With the increase of big data in industries across the world through Hadoop and Hadoop Hive, numerous changes in how big data is stored and analyzed have occurred. It used to be that Structured Query Language (SQL) was the main method companies used to handle data stored in relational database management systems (RDBMS).
With the increase of big data in industries across the world through Hadoop and Hadoop Hive, numerous changes in how big data is stored and analyzed have occurred. It used to be that Structured Query Language (SQL) was the main method companies used to handle data stored in relational database management systems (RDBMS). This technology was first introduced in the 1970’s and was extremely productive for it’s time. During it’s more than four decades, SQL has proven very efficient in managing structured, predictable data. Using columns and rows with pre selected schemas, an SQL database can then gather and process the data to make it usable and understandable to the end party. It’s proved very effective.

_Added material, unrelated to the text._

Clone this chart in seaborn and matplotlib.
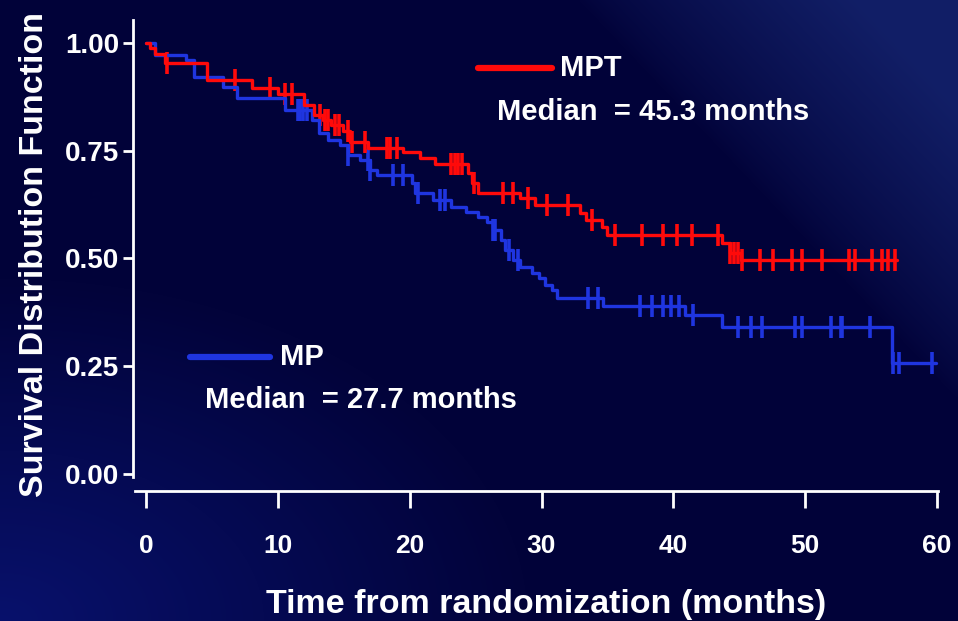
#!/usr/bin/env python3
"""Kaplan-Meier style survival curves, MPT vs MP."""

import matplotlib

matplotlib.use("Agg")
import matplotlib.pyplot as plt
import numpy as np
import seaborn as sns

# MPT arm: step times (months) and survival after each step
mpt_times = [0, 0.3, 0.7, 1.4, 4.6, 8.0, 10.0, 12.0, 12.7, 13.4, 14.0, 14.9, 15.5,
             16.8, 19.5, 20.8, 21.9, 24.4, 24.7, 25.2, 28.4, 29.5, 32.9, 33.4,
             34.6, 35.0, 43.7, 44.3, 45.1, 57.0]
mpt_surv = [1.0, 0.988, 0.974, 0.953, 0.914, 0.896, 0.882, 0.856, 0.833, 0.82, 0.81,
            0.795, 0.77, 0.757, 0.747, 0.733, 0.72, 0.698, 0.675, 0.652, 0.640,
            0.624, 0.605, 0.589, 0.572, 0.555, 0.536, 0.513, 0.497, 0.497]
mpt_censor = [1.6, 6.75, 9.4, 10.5, 11.1, 13.2, 13.6, 13.8, 14.3, 14.6, 15.3, 15.6,
              16.6, 18.3, 18.5, 19.0, 23.1, 23.4, 23.7, 24.0, 24.9, 27.1, 27.8,
              29.0, 30.4, 32.0, 33.8, 35.6, 37.6, 39.2, 40.3, 41.4, 43.4, 44.3,
              44.6, 44.9, 45.2, 46.6, 47.6, 49.0, 49.8, 51.3, 53.3, 53.8, 55.1,
              55.8, 56.3, 56.8]

# MP arm
mp_times = [0, 0.7, 3.0, 3.6, 5.8, 6.9, 10.5, 12.6, 13.1, 13.8, 14.7, 15.3, 16.2,
            17.0, 17.5, 20.2, 20.4, 21.8, 23.1, 24.3, 25.2, 25.9, 26.3, 26.9,
            27.2, 27.8, 28.4, 29.3, 29.8, 30.3, 30.8, 31.2, 34.7, 40.9, 43.7,
            56.6, 59.9]
mp_surv = [1.0, 0.972, 0.96, 0.921, 0.898, 0.872, 0.845, 0.82, 0.79, 0.775, 0.763,
           0.74, 0.729, 0.705, 0.694, 0.675, 0.652, 0.636, 0.62, 0.608, 0.596,
           0.585, 0.565, 0.543, 0.52, 0.497, 0.48, 0.466, 0.455, 0.439, 0.427,
           0.408, 0.39, 0.369, 0.341, 0.258, 0.258]
mp_censor = [11.5, 11.7, 11.9, 12.2, 15.3, 16.8, 17.0, 18.7, 19.5, 20.6, 22.3,
             22.7, 26.3, 26.5, 27.5, 28.2, 33.5, 34.3, 37.5, 38.4, 39.2, 39.8,
             40.4, 41.5, 44.9, 45.9, 46.7, 49.2, 49.8, 52.0, 52.7, 52.8, 54.9,
             56.7, 57.1, 59.6]

x_ticks = [0, 10, 20, 30, 40, 50, 60]
y_ticks = [0.0, 0.25, 0.5, 0.75, 1.0]

RED = "#ff0a0a"
BLUE = "#1f35e0"
WHITE = "white"
FONT = ["Liberation Sans", "DejaVu Sans"]


def surv_at(times, surv, t):
    idx = np.searchsorted(np.asarray(times), np.asarray(t), side="right") - 1
    return np.asarray(surv)[idx]


def background(h, w):
    yy, xx = np.mgrid[0:h, 0:w].astype(float)
    base = np.array([2, 3, 58], dtype=float)
    # lighter diagonal in the upper right
    s = (xx - 580) - yy * 0.95
    up = np.clip(s / 280.0, 0, 1) ** 0.8
    # soft lift in the lower left
    d = np.hypot(xx / w, (h - yy) / h)
    low = np.clip(1 - d / 0.55, 0, 1)
    img = base + up[..., None] * np.array([16, 28, 45]) + low[..., None] * np.array([6, 14, 50])
    return np.clip(img / 255.0, 0, 1)


def main() -> None:
    sns.set_theme(style="white")
    plt.rcParams["font.family"] = FONT
    plt.rcParams["font.weight"] = "bold"

    fig = plt.figure(figsize=(9.58, 6.21), dpi=100)
    bg = fig.add_axes([0, 0, 1, 1], zorder=-10)
    bg.imshow(background(621, 958), aspect="auto", extent=[0, 1, 0, 1])
    bg.set_axis_off()

    ax = fig.add_axes([0.1388, 0.2093, 0.8419, 0.7633])
    ax.set_facecolor("none")

    sns.lineplot(x=mp_times, y=mp_surv, ax=ax, color=BLUE, lw=2.4,
                 drawstyle="steps-post", estimator=None, sort=False)
    sns.lineplot(x=mpt_times, y=mpt_surv, ax=ax, color=RED, lw=2.4,
                 drawstyle="steps-post", estimator=None, sort=False)
    sns.scatterplot(x=mp_censor, y=surv_at(mp_times, mp_surv, mp_censor), ax=ax,
                    marker="|", s=240, linewidth=2.6, color=BLUE)
    sns.scatterplot(x=mpt_censor, y=surv_at(mpt_times, mpt_surv, mpt_censor), ax=ax,
                    marker="|", s=240, linewidth=2.6, color=RED)

    ax.set_xlim(-1.0, 60.2)
    ax.set_ylim(-0.04, 1.06)
    ax.set_xticks(x_ticks)
    ax.set_yticks(y_ticks)
    ax.set_yticklabels([f"{v:.2f}" for v in y_ticks])

    for side in ("top", "right"):
        ax.spines[side].set_visible(False)
    ax.spines["left"].set_bounds(-0.007, 1.053)
    ax.spines["bottom"].set_bounds(-0.83, 60.1)
    for side in ("left", "bottom"):
        ax.spines[side].set_color(WHITE)
        ax.spines[side].set_linewidth(2)

    ax.tick_params(axis="y", colors=WHITE, length=7, width=2, direction="out",
                   labelsize=20, pad=3, left=True)
    ax.tick_params(axis="x", colors=WHITE, length=12, width=2, direction="out",
                   labelsize=19, pad=19, bottom=True)
    for lab in ax.get_xticklabels() + ax.get_yticklabels():
        lab.set_fontweight("bold")

    ax.set_xlabel("Time from randomization (months)", color=WHITE, fontsize=24.5,
                  fontweight="bold")
    ax.xaxis.set_label_coords(0.512, -0.24)
    ax.xaxis.label.set_va("center")
    ax.set_ylabel("Survival Distribution Function", color=WHITE, fontsize=24.5,
                  fontweight="bold")
    ax.yaxis.set_label_coords(-0.1215, 0.498)
    ax.yaxis.label.set_va("center")

    # legend-like annotations
    ax.plot([0.428, 0.520], [0.892, 0.892], transform=ax.transAxes, color=RED, lw=4.5)
    ax.text(0.529, 0.892, "MPT", transform=ax.transAxes, color=WHITE, fontsize=21,
            fontweight="bold", va="center", ha="left")
    ax.text(0.451, 0.80, "Median  = 45.3 months", transform=ax.transAxes, color=WHITE,
            fontsize=21, fontweight="bold", va="center", ha="left")
    ax.plot([0.071, 0.170], [0.283, 0.283], transform=ax.transAxes, color=BLUE, lw=4.5)
    ax.text(0.182, 0.283, "MP", transform=ax.transAxes, color=WHITE, fontsize=21,
            fontweight="bold", va="center", ha="left")
    ax.text(0.089, 0.192, "Median  = 27.7 months", transform=ax.transAxes, color=WHITE,
            fontsize=21, fontweight="bold", va="center", ha="left")

    fig.savefig("out.png", dpi=100)
    plt.close(fig)


if __name__ == "__main__":
    main()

However, since 1970, the amount and types of information available has risen and changed dramatically. The prevalence of big data has drastically increased the amount of information available to companies and it’s changed what type of information is available. Much of the data available today is unstructured and unpredictable, which is very difficult for traditional SQL databases. These changes have put increasing pressure for a system capable of both gathering and analyzing huge amounts of unstructured and unpredictable data.
Not only is it difficult for SQL to process unstructured and unpredictable information, but it’s also more costly. Not only that, but it’s also more difficult to process very large batches of data. SQL isn’t very flexible and or scalable. NoSQL was developed to solve these difficulties and do what SQL couldn’t do. NoSQL is short for “Not Only Structured Query Language” and in the age of big data is making data gathering and processing much easier for companies and businesses.
There are numerous differences to the two. I’ll mention a few of the advantages NoSQL has over SQL here.
Speed
NoSQL doesn’t require schemas like SQL does meaning it can process information much quicker. With SQL, schemas (another word for categories)had to be predetermined before information was entered. That made dealing with unstructured information extremely difficult because companies never knew just what categories of information they would be dealing with. NoSQL doesn’t require schemas so it can handle unstructured information easier and much quicker. Also, NoSQL can handle and process data in real-time. Something SQL doesn’t do.
Scalability
Another advantage to NoSQL computing is the scalability it provides. Unlike SQL, which tends to be very costly when trying to scale information and isn’t nearly as flexible, NoSQL makes scaling information a breeze. Not only is it cheaper and easier, but it also promotes increased data gathering. With SQL companies had to be very selective in the information they gathered and how much of it they gathered. That placed restrictions on growth and revenue possibilities. Because of NoSQL’s flexibility and scalability, it promotes data growth. That’s good for businesses and it’s good for the consumer.
Cloud Computing
NoSQL is also extremely valuable and important for cloud computing. One of the main reasons we’ve seen such a rise in big data’s prominence in the mainstream is because of cloud computing. Cloud computing has drastically reduced the startup costs of big data by eliminating the need of costly infrastructure. That has increased its availability to both big and small business. Cloud computing has also made the entire process of big data, from the gathering stages to analyzing and implementing, easier for companies. Much of the process is now taken care of and monitored by the service providers. The increased availability of big data means that companies can better serve the general public.
So while SQL still has a future and won’t be going away anytime soon, NoSQL is really the key to future success with big data and cloud computing. It’s flexibility, scalability and low cost make it a very attractive option. Additionally it’s ability to gather and analyze unstructured and unpredictable data quickly and efficiently mean it’s a great option for companies with those needs.